ECB Holds Rates Steady; Needs More Time To Assess Brexit Impact
The European Central Bank left key interest rates unchanged today in its first decision since the U.K.'s vote to leave the European Union rocked markets.
The benchmark interest rate was left at 0% and the deposit rate remained at minus 0.40%.
The ECB said it expects interest rates to remain at "present or lower levels for an extended period of time, and well past the horizon of the net asset purchases.
The asset purchase program will remain at €80 billion ($88 billion) and is intended to run until the end of March 2017 "or beyond, if necessary, and in any case until it sees a sustained adjustment in the path of inflation consistent with its inflation aim."
ECB President Mario Draghi said eurozone markets have weathered the shock from Brexit well.
But he warned, "Given prevailing uncertainties, the Governing Council will continue to monitor economic and financial market developments very closely and to safeguard the pass-through of its accommodative monetary policy to the real economy."

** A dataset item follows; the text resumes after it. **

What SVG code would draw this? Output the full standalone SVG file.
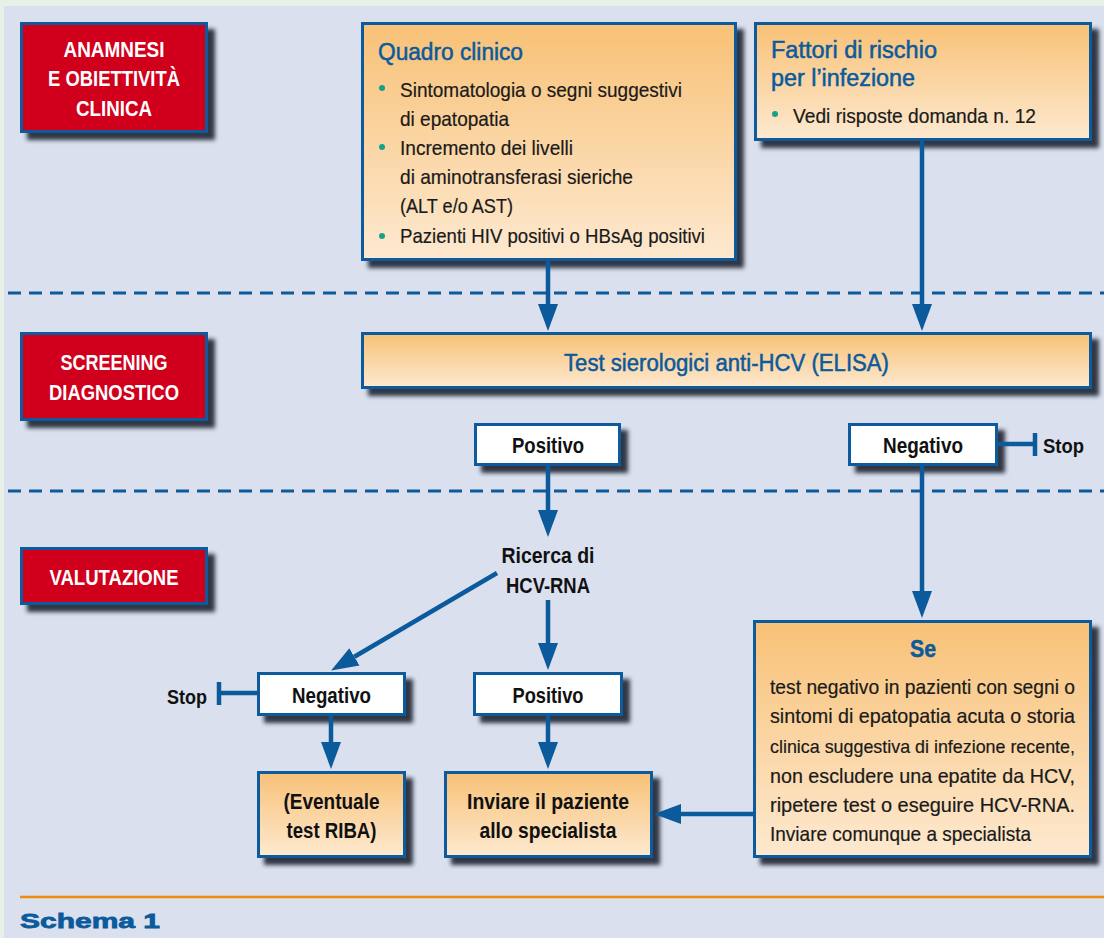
<svg xmlns="http://www.w3.org/2000/svg" width="1104" height="938" viewBox="0 0 1104 938">
<defs>
<linearGradient id="og" x1="0" y1="0" x2="0" y2="1">
<stop offset="0" stop-color="#f8c176"/>
<stop offset="1" stop-color="#fde9d0"/>
</linearGradient>
<filter id="sh" x="-5%" y="-10%" width="120%" height="150%">
<feDropShadow dx="7" dy="7" stdDeviation="2.2" flood-color="#1c2030" flood-opacity="0.9"/>
</filter>
<marker id="ah" markerUnits="userSpaceOnUse" markerWidth="27" markerHeight="21" refX="0" refY="10" orient="auto" viewBox="0 0 27 20">
<path d="M0,0 L27,10 L0,20 Z" fill="#0b5a9c"/>
</marker>
</defs>
<style>
text{font-family:"Liberation Sans Narrow","Liberation Sans",Arial,sans-serif}
.red{fill:#d0021b;stroke:#0b5a9c;stroke-width:3}
.org{fill:url(#og);stroke:#0b5a9c;stroke-width:3}
.wht{fill:#ffffff;stroke:#0b5a9c;stroke-width:3}
.rt{fill:#ffffff;font-weight:bold;font-size:22px;text-anchor:middle}
.tt{fill:#0b5a9c;font-size:23px;stroke:#0b5a9c;stroke-width:0.5}
.bt{fill:#1a1a1a;font-size:21px;stroke:#1a1a1a;stroke-width:0.2}
.st{fill:#111111;font-size:21px}
.mt{fill:#111111;font-size:22px;font-weight:bold;text-anchor:middle}
.bul{fill:#17a08c}
.c{stroke:#0b5a9c;stroke-width:4.5;fill:none}
.dash{stroke:#0b5a9c;stroke-width:3;stroke-dasharray:13 8;fill:none}
</style>

<rect x="0" y="0" width="1104" height="938" fill="#e7f1e7"/>
<rect x="4" y="6" width="1100" height="932" fill="#dae0ee"/>

<g id="dividers">
<line class="dash" x1="8" y1="293" x2="1104" y2="293"/>
<line class="dash" x1="8" y1="491" x2="1104" y2="491"/>
</g>

<g id="anamnesi">
<rect class="red" x="21.5" y="23.5" width="185" height="108" filter="url(#sh)"/>
<text class="rt" x="114" y="57" textLength="101" lengthAdjust="spacingAndGlyphs">ANAMNESI</text>
<text class="rt" x="114" y="86" textLength="132" lengthAdjust="spacingAndGlyphs">E OBIETTIVITÀ</text>
<text class="rt" x="114" y="116" textLength="76" lengthAdjust="spacingAndGlyphs">CLINICA</text>
</g>

<g id="screening">
<rect class="red" x="21.5" y="333.5" width="185" height="86" filter="url(#sh)"/>
<text class="rt" x="114" y="370" textLength="107" lengthAdjust="spacingAndGlyphs">SCREENING</text>
<text class="rt" x="114" y="400" textLength="130" lengthAdjust="spacingAndGlyphs">DIAGNOSTICO</text>
</g>

<g id="valutazione">
<rect class="red" x="21.5" y="548.5" width="185" height="55" filter="url(#sh)"/>
<text class="rt" x="114" y="585" textLength="129" lengthAdjust="spacingAndGlyphs">VALUTAZIONE</text>
</g>

<g id="quadro">
<rect class="org" x="362.5" y="23.5" width="373" height="236" filter="url(#sh)"/>
<text class="tt" x="378" y="60" textLength="145" lengthAdjust="spacingAndGlyphs">Quadro clinico</text>
<circle class="bul" cx="382" cy="88" r="3"/>
<text class="bt" x="400" y="97" textLength="282" lengthAdjust="spacingAndGlyphs">Sintomatologia o segni suggestivi</text>
<text class="bt" x="400" y="126" textLength="109" lengthAdjust="spacingAndGlyphs">di epatopatia</text>
<circle class="bul" cx="382" cy="147" r="3"/>
<text class="bt" x="400" y="155" textLength="173" lengthAdjust="spacingAndGlyphs">Incremento dei livelli</text>
<text class="bt" x="400" y="184" textLength="233" lengthAdjust="spacingAndGlyphs">di aminotransferasi sieriche</text>
<text class="bt" x="400" y="213" textLength="113" lengthAdjust="spacingAndGlyphs">(ALT e/o AST)</text>
<circle class="bul" cx="382" cy="236" r="3"/>
<text class="bt" x="400" y="243" textLength="305" lengthAdjust="spacingAndGlyphs">Pazienti HIV positivi o HBsAg positivi</text>
</g>

<g id="fattori">
<rect class="org" x="755.5" y="23.5" width="335" height="116" filter="url(#sh)"/>
<text class="tt" x="771" y="58" textLength="166" lengthAdjust="spacingAndGlyphs">Fattori di rischio</text>
<text class="tt" x="771" y="86" textLength="144" lengthAdjust="spacingAndGlyphs">per l’infezione</text>
<circle class="bul" cx="775" cy="114" r="3"/>
<text class="bt" x="793" y="123" textLength="243" lengthAdjust="spacingAndGlyphs">Vedi risposte domanda n. 12</text>
</g>

<g id="test">
<rect class="org" x="362.5" y="333.5" width="728" height="54" filter="url(#sh)"/>
<text class="tt" x="726.5" y="371" text-anchor="middle" textLength="325" lengthAdjust="spacingAndGlyphs">Test sierologici anti-HCV (ELISA)</text>
</g>

<g id="positivo1">
<rect class="wht" x="475.5" y="424.5" width="144" height="40" filter="url(#sh)"/>
<text class="mt" x="548" y="453" textLength="72" lengthAdjust="spacingAndGlyphs">Positivo</text>
</g>

<g id="negativo1">
<rect class="wht" x="849.5" y="424.5" width="147" height="40" filter="url(#sh)"/>
<text class="mt" x="923" y="453" textLength="80" lengthAdjust="spacingAndGlyphs">Negativo</text>
</g>

<g id="stop1">
<text class="st" x="1043" y="453" font-weight="bold" textLength="41" lengthAdjust="spacingAndGlyphs">Stop</text>
</g>

<g id="ricerca">
<text class="mt" x="548" y="563" textLength="93" lengthAdjust="spacingAndGlyphs">Ricerca di</text>
<text class="mt" x="548" y="593" textLength="84" lengthAdjust="spacingAndGlyphs">HCV-RNA</text>
</g>

<g id="negativo2">
<rect class="wht" x="258.5" y="673.5" width="146" height="41" filter="url(#sh)"/>
<text class="mt" x="331.5" y="703" textLength="79" lengthAdjust="spacingAndGlyphs">Negativo</text>
</g>

<g id="stop2">
<text class="st" x="167" y="704" font-weight="bold" textLength="40" lengthAdjust="spacingAndGlyphs">Stop</text>
</g>

<g id="positivo2">
<rect class="wht" x="474.5" y="673.5" width="147" height="41" filter="url(#sh)"/>
<text class="mt" x="548" y="703" textLength="71" lengthAdjust="spacingAndGlyphs">Positivo</text>
</g>

<g id="eventuale">
<rect class="org" x="258.5" y="772.5" width="146" height="84" filter="url(#sh)"/>
<text class="mt" x="331.5" y="809" textLength="96" lengthAdjust="spacingAndGlyphs">(Eventuale</text>
<text class="mt" x="331.5" y="838" textLength="90" lengthAdjust="spacingAndGlyphs">test RIBA)</text>
</g>

<g id="inviare">
<rect class="org" x="445.5" y="772.5" width="206" height="84" filter="url(#sh)"/>
<text class="mt" x="548" y="809" textLength="162" lengthAdjust="spacingAndGlyphs">Inviare il paziente</text>
<text class="mt" x="548" y="838" textLength="137" lengthAdjust="spacingAndGlyphs">allo specialista</text>
</g>

<g id="se">
<rect class="org" x="754.5" y="621.5" width="336" height="235" filter="url(#sh)"/>
<text class="tt" x="923" y="657" text-anchor="middle" font-weight="bold" textLength="26" lengthAdjust="spacingAndGlyphs">Se</text>
<text class="bt" x="770" y="694" textLength="305" lengthAdjust="spacingAndGlyphs">test negativo in pazienti con segni o</text>
<text class="bt" x="770" y="723" textLength="305" lengthAdjust="spacingAndGlyphs">sintomi di epatopatia acuta o storia</text>
<text class="bt" x="770" y="753" font-size="18.5" textLength="305" lengthAdjust="spacingAndGlyphs" style="font-size:18.5px">clinica suggestiva di infezione recente,</text>
<text class="bt" x="770" y="783" textLength="305" lengthAdjust="spacingAndGlyphs">non escludere una epatite da HCV,</text>
<text class="bt" x="770" y="812" textLength="305" lengthAdjust="spacingAndGlyphs">ripetere test o eseguire HCV-RNA.</text>
<text class="bt" x="770" y="841" textLength="261" lengthAdjust="spacingAndGlyphs">Inviare comunque a specialista</text>
</g>

<g id="connectors">
<line class="c" x1="548" y1="261" x2="548" y2="304" marker-end="url(#ah)"/>
<line class="c" x1="922" y1="141" x2="922" y2="304" marker-end="url(#ah)"/>
<line class="c" x1="548" y1="466" x2="548" y2="510" marker-end="url(#ah)"/>
<line class="c" x1="922" y1="466" x2="922" y2="591" marker-end="url(#ah)"/>
<line class="c" x1="497" y1="573" x2="354.4" y2="656.8" marker-end="url(#ah)"/>
<line class="c" x1="548" y1="600" x2="548" y2="643" marker-end="url(#ah)"/>
<line class="c" x1="331" y1="716" x2="331" y2="742" marker-end="url(#ah)"/>
<line class="c" x1="548" y1="716" x2="548" y2="742" marker-end="url(#ah)"/>
<line class="c" x1="753" y1="814" x2="681" y2="814" marker-end="url(#ah)"/>
<line class="c" x1="998" y1="444" x2="1035" y2="444"/>
<line class="c" x1="1035" y1="433" x2="1035" y2="456"/>
<line class="c" x1="219" y1="693" x2="257" y2="693"/>
<line class="c" x1="219" y1="682" x2="219" y2="705"/>
</g>

<g id="footer">
<line x1="20" y1="897" x2="1104" y2="897" stroke="#ef8c0e" stroke-width="2.5"/>
<text x="20" y="928" fill="#0b5a9c" stroke="#0b5a9c" stroke-width="0.8" font-size="21" font-weight="bold" font-family="'DejaVu Sans','Liberation Sans',sans-serif" textLength="140" lengthAdjust="spacingAndGlyphs">Schema 1</text>
</g>
</svg>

He added, "Over the coming months, when we have more information, including new staff projections, we will be in a better position to reassess the underlying macroeconomic conditions, the most likely paths of inflation and growth, and the distribution of risks around those paths. If warranted to achieve its objective, the Governing Council will act by using all the instruments available within its mandate."
Draghi reiterated the statement several times throughout the press conference.
He added that due to the lack of information about the impact of Brexit and other geopolitical events no specific monetary policy instruments were discussed.
The euro surged while Draghi spoke but has since pared gains and was recently down 0.18% at $1.0995.
The Dax was recently up 0.13% at 10,155.52 in Frankfurt. In Paris, the Cac 40 was at 4,374.19 at 0.34% and the FTSE 100 was down 0.27% at 6,711.09.
On Tuesday, the International Monetary Fund cut its eurozone growth forecasts due to increased uncertainty as a result of the Brexit vote. The IMF cut growth estimates for the U.K. by 0.9 of a percentage point to 1.3% and for Germany by 0.4 of a percentage point to 1.2% for 2017.